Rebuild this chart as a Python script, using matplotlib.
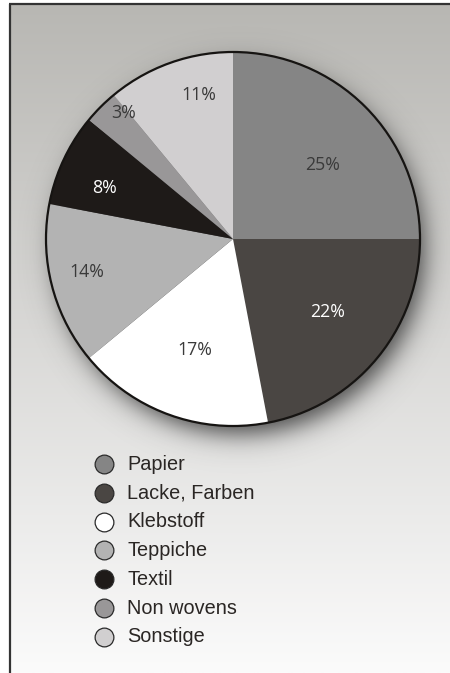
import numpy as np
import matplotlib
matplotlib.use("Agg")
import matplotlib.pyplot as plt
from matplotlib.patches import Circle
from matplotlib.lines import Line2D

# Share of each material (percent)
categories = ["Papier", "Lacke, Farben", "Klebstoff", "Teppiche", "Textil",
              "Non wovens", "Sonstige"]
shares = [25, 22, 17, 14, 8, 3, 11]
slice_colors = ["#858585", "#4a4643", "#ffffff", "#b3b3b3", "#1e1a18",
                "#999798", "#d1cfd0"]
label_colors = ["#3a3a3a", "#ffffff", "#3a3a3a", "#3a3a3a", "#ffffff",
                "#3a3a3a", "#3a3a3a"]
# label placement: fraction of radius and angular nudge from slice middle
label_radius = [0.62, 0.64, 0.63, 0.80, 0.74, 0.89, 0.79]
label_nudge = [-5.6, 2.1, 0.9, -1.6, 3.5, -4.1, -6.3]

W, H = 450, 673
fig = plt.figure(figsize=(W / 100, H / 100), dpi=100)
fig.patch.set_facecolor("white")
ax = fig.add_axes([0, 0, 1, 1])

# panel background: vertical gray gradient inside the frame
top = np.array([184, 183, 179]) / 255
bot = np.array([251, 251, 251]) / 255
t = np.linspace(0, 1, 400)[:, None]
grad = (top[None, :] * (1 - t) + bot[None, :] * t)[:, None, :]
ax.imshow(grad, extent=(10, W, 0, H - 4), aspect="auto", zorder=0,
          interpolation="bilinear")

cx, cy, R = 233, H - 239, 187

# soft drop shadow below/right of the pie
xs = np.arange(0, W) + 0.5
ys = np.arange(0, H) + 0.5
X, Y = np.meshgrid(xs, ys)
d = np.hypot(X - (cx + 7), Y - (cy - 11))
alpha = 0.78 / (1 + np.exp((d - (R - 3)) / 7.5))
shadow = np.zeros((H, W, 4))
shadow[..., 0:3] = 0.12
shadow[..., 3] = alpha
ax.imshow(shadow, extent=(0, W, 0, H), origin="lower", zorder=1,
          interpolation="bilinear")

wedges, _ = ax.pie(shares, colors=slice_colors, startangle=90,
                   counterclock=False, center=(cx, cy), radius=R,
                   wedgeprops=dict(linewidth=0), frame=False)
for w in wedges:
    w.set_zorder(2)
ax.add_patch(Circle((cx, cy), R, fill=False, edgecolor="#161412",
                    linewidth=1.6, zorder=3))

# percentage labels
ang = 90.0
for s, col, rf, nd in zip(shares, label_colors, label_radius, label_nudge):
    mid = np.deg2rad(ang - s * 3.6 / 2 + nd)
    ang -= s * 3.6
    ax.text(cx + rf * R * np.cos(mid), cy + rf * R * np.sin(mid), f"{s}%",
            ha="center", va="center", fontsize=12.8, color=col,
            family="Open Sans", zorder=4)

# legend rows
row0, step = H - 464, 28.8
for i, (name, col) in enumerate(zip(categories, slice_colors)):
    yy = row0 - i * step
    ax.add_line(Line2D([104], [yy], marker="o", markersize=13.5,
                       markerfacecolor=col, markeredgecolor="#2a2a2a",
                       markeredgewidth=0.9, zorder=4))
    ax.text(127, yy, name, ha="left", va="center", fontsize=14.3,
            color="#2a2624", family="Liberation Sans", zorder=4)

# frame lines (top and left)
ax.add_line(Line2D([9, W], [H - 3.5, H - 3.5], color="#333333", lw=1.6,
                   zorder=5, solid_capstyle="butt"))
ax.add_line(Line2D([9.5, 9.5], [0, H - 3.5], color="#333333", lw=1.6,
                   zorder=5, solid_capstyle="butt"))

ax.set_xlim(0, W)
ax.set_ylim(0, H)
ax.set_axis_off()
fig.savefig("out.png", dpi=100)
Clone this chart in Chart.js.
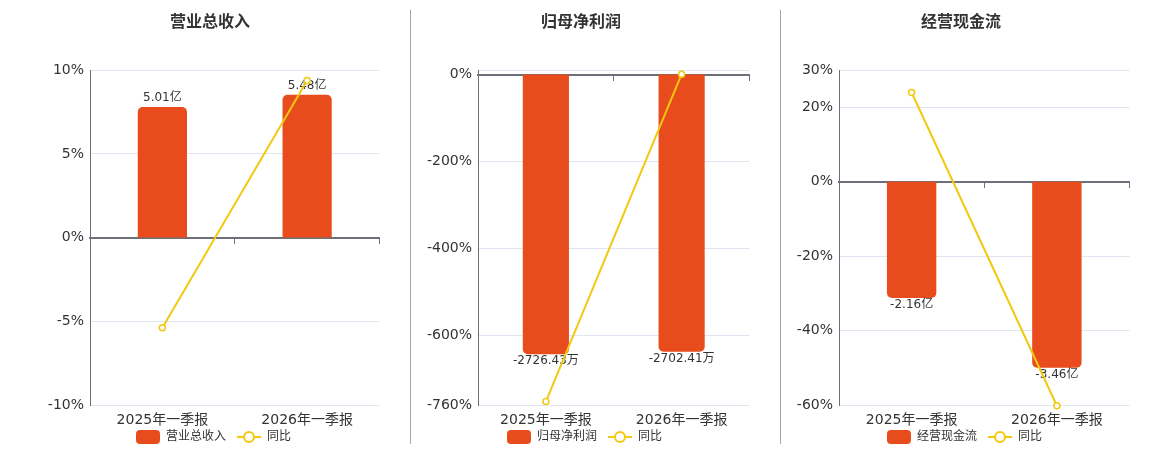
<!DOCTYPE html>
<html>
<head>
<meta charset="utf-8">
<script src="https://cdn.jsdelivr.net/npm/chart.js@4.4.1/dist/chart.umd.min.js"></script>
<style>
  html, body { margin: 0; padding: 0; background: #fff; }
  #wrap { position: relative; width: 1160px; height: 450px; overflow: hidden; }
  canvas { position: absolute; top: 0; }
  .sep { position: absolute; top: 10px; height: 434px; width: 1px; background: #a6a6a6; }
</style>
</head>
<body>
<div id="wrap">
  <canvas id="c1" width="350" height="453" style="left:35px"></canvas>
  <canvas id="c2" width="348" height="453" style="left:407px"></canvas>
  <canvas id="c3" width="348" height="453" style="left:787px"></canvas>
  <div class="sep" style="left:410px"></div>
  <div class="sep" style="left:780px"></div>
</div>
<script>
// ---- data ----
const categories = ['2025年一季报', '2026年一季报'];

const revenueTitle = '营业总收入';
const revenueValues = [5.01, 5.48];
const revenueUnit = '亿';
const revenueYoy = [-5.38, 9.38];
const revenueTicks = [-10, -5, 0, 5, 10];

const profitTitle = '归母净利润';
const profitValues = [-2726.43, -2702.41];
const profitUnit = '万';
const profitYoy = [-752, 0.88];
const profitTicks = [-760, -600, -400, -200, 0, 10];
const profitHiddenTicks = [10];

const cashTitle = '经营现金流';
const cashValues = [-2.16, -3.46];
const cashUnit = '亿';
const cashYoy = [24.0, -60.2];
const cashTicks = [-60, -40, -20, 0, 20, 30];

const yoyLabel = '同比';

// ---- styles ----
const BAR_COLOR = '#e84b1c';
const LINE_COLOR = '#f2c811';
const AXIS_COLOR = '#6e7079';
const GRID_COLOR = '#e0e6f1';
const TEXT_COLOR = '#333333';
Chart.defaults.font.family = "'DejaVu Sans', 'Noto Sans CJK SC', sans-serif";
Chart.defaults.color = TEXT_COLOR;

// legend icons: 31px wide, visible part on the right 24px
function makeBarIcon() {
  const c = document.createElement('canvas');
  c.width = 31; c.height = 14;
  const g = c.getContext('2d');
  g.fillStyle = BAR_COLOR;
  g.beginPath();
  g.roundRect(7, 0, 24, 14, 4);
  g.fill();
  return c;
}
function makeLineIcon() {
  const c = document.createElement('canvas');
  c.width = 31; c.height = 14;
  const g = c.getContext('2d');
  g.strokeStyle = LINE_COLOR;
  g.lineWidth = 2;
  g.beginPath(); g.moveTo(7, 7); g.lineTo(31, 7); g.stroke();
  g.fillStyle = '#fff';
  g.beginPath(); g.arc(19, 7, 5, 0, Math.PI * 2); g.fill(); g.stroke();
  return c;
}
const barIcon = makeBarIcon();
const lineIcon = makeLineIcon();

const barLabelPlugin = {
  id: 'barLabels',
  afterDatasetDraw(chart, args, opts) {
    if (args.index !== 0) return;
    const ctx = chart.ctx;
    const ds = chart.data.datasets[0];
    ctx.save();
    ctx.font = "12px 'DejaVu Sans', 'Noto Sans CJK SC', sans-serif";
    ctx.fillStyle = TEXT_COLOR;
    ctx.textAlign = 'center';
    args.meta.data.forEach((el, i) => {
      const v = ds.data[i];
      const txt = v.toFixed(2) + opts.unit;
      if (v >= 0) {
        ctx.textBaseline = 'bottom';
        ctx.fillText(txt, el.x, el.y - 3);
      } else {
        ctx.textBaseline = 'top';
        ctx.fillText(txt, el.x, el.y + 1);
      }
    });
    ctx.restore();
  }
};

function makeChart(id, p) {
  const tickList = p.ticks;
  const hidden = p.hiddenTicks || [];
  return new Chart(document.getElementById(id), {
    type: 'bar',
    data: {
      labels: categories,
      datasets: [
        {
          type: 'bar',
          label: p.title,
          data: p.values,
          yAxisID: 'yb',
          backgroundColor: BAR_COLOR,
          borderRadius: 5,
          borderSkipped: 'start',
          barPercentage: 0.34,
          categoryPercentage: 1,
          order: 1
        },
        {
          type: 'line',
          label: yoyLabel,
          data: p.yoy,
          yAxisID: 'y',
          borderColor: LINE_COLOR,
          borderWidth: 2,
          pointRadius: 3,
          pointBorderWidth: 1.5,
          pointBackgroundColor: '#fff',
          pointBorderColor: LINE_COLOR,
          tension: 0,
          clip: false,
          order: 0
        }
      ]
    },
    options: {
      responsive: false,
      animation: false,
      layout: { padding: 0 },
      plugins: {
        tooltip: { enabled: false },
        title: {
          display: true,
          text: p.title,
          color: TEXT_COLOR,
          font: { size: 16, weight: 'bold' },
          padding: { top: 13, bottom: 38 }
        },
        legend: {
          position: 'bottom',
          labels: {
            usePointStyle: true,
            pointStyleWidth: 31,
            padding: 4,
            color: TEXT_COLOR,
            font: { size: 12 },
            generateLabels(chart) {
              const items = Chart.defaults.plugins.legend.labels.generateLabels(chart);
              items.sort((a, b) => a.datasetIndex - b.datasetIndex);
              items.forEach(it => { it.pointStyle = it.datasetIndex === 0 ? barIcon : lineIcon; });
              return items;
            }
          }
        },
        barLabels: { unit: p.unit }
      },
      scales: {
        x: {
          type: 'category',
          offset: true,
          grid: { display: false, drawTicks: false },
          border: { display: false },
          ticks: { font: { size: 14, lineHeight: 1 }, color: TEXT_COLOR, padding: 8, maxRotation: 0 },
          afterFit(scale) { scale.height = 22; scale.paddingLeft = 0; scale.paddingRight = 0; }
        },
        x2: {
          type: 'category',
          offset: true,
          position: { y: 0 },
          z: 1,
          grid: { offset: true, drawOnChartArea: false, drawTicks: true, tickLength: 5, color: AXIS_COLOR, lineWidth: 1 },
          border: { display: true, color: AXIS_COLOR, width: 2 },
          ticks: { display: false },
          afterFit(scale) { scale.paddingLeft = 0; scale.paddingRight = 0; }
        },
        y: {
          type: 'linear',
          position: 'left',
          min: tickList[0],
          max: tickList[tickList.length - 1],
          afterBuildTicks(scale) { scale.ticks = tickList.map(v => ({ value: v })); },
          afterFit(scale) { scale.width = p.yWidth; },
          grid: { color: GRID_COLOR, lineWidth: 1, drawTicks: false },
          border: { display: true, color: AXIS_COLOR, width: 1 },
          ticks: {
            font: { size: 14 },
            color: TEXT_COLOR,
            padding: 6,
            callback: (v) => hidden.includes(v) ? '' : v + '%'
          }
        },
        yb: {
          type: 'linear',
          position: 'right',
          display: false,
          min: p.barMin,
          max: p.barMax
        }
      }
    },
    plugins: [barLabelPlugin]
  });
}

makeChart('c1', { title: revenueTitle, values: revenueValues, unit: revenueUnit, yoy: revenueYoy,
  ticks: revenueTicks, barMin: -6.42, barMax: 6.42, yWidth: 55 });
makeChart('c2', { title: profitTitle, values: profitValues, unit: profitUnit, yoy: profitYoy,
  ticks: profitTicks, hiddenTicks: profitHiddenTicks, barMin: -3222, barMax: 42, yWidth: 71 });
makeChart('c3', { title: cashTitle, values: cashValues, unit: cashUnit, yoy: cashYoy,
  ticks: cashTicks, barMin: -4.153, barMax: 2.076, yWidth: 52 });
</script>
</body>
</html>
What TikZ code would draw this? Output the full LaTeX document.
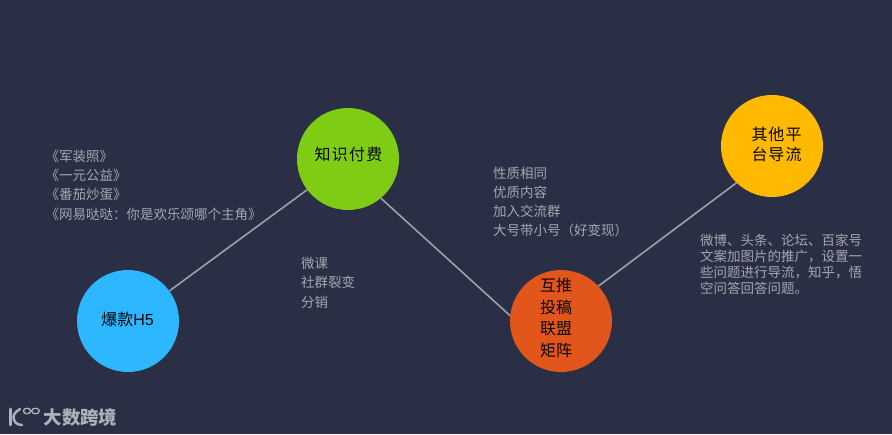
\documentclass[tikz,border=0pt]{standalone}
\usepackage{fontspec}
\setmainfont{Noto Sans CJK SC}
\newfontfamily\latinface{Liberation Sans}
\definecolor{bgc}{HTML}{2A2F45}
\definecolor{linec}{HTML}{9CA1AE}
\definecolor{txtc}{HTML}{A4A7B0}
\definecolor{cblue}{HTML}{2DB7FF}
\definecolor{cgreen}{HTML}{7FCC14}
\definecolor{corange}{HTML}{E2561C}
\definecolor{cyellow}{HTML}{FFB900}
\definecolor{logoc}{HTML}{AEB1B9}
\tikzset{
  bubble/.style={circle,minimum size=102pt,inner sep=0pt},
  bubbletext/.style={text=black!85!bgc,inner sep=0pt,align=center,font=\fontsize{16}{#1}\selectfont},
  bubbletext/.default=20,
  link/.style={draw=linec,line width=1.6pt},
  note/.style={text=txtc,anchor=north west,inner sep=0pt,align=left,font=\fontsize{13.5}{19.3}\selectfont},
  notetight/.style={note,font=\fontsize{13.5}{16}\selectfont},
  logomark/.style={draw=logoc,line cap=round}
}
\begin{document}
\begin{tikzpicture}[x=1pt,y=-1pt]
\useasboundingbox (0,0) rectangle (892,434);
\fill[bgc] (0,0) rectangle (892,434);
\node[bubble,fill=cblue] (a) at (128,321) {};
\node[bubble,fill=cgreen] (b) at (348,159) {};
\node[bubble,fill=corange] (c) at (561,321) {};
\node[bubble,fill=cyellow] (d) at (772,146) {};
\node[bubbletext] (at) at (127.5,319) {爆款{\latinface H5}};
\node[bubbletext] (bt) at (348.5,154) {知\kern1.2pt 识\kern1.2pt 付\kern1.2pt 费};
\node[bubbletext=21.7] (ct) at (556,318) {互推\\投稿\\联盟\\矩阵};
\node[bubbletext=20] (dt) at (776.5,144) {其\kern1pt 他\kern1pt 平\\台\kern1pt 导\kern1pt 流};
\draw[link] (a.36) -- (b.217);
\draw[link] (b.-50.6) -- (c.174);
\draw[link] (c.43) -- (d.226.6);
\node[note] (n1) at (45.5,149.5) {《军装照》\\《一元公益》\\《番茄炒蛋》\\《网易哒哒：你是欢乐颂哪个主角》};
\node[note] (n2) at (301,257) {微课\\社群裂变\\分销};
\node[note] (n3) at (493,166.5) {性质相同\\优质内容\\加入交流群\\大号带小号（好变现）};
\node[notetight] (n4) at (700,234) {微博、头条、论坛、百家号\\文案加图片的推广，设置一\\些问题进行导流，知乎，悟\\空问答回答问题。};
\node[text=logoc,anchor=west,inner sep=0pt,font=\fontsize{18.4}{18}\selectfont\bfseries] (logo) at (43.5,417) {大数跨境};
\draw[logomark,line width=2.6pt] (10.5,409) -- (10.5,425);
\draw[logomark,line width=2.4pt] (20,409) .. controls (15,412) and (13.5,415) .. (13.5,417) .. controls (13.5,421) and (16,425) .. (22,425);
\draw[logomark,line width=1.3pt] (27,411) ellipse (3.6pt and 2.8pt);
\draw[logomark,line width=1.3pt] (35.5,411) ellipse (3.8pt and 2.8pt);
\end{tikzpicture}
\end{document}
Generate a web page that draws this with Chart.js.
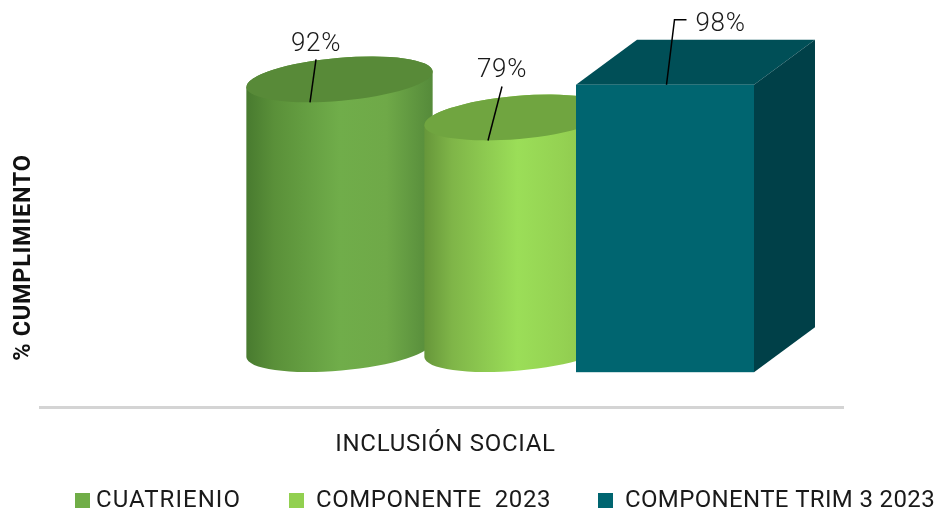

* [What you will do]
Leave the pictures out, and transcribe exactly the lines above starting at the one that contains "Clone this chart in Chart.js." and ending at the one that contains "const yoyLabel = '同比';".

* [Exercise output]
Clone this chart in Chart.js.
<!DOCTYPE html>
<html>
<head>
<meta charset="utf-8">
<script src="https://cdn.jsdelivr.net/npm/chart.js@4.4.1/dist/chart.umd.min.js"></script>
<style>
  html, body { margin: 0; padding: 0; background: #fff; }
  #wrap { position: relative; width: 1160px; height: 450px; overflow: hidden; }
  canvas { position: absolute; top: 0; }
  .sep { position: absolute; top: 10px; height: 434px; width: 1px; background: #a6a6a6; }
</style>
</head>
<body>
<div id="wrap">
  <canvas id="c1" width="350" height="453" style="left:35px"></canvas>
  <canvas id="c2" width="348" height="453" style="left:407px"></canvas>
  <canvas id="c3" width="348" height="453" style="left:787px"></canvas>
  <div class="sep" style="left:410px"></div>
  <div class="sep" style="left:780px"></div>
</div>
<script>
// ---- data ----
const categories = ['2025年一季报', '2026年一季报'];

const revenueTitle = '营业总收入';
const revenueValues = [5.01, 5.48];
const revenueUnit = '亿';
const revenueYoy = [-5.38, 9.38];
const revenueTicks = [-10, -5, 0, 5, 10];

const profitTitle = '归母净利润';
const profitValues = [-2726.43, -2702.41];
const profitUnit = '万';
const profitYoy = [-752, 0.88];
const profitTicks = [-760, -600, -400, -200, 0, 10];
const profitHiddenTicks = [10];

const cashTitle = '经营现金流';
const cashValues = [-2.16, -3.46];
const cashUnit = '亿';
const cashYoy = [24.0, -60.2];
const cashTicks = [-60, -40, -20, 0, 20, 30];

const yoyLabel = '同比';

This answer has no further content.